Письмо было подписано так: рабби Лайонел Бенгельсдорф, директор департамента по делам нацменьшинств, Министерство внутренних дел, Вашингтон, округ Колумбия.
Ответ Уинчелла появился в его авторской колонке в «Дейли миррор»; эта газета принадлежала крупнейшему медийному магнату США Уильяму Рэндолфу Херсту — наряду еще с тридцатью или около того газетами правого толка по всей стране и примерно с полудюжиной популярных журналов, входящими в так называемый королевский пул. Все эти издания перепечатывали Уинчелла, благодаря чему число его читателей увеличивалось еще на несколько миллионов человек. Херст терпеть не мог Уинчелла — из-за его политических пристрастий и в особенности из-за того, что журналист славословил Рузвельта, — и давно бы перекрыл ему кислород, не иди речь о борьбе между «Миррор» и «Дэйли ньюс» — о борьбе за души и «никели»[5] (столько стоила тогда газета) нью- йоркцев, — о борьбе, в которой желчное обаяние знаменитого колумниста и единственная в своем роде смесь дотошной правдивости с ненаигранным патриотизмом были воистину незаменимы. И когда Херст в конце концов выгнал Уинчелла, произошло это, по свидетельству самого журналиста, не столько из-за застарелой взаимной ненависти, сколько из-за беспримерного давления со стороны Белого дома — давления столь сильного, что даже такой закаленный в публичных и подковерных схватках и могущественный человек, как Херст, не смог не поддаться ему из страха перед неизбежными последствиями.

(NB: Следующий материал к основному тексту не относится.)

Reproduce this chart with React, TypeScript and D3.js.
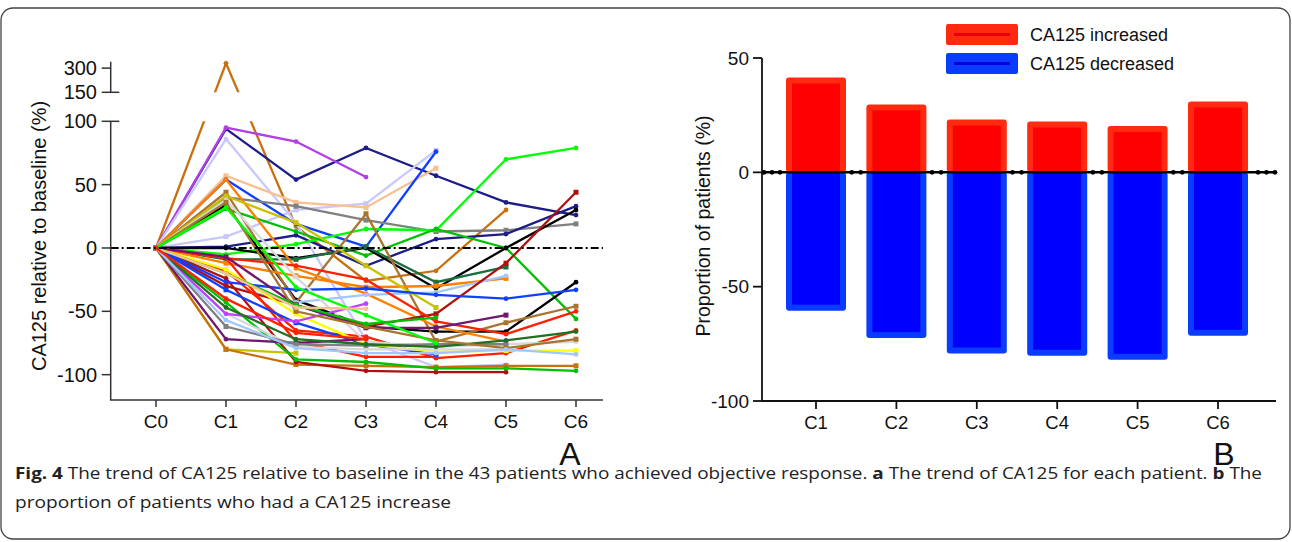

Линдберговские фашисты — этой чеканной формулой открылась колонка несгибаемого Уинчелла, опубликованная через пару дней после того, как его убрали из эфира, — начали открытую нацистскую атаку на свободу слова. Сегодня Уинчелл превратился во врага, которому надо заткнуть рот… Уинчелл стал «поджигателем войны», «лжецом», «паникером», «коммунякой», «моральным уродом». Сегодня так называют вашего покорного слугу, а завтра назовут любого газетчика или радиорепортера, который осмелится сказать правду о фашистском заговоре с целью уничтожения американской демократии. «Почетные арийцы» вроде — не столько рабби, сколько раба, — лающего по- собачьи Лайонела Бенгельсдорфа и высокомерных в своем пресмыкательстве перед властью владельцев трусливой «Нью-Йорк таймс» — далеко не первые еврейские Квислинги, трущиеся о ногу своих хозяев- антисемитов, потому что натуры у них, видите ли, чересчур утончены, чтобы сражаться против нацизма плечом к плечу с Уинчеллом… и наверняка далеко не последние Задергавшиеся Джергенсы далеко не первые корпоративные конформисты, решившие угодливо принять мяч, поданный диктатурой лжи, правящей нынче бал в нашей стране… и тоже наверняка не последние.
И эта колонка, в которой Уинчелл назвал поименно еще более пятнадцати своих личных врагов, выставив их в качестве ведущих коллаборационистов американского фашизма, оказалась для него самого последней.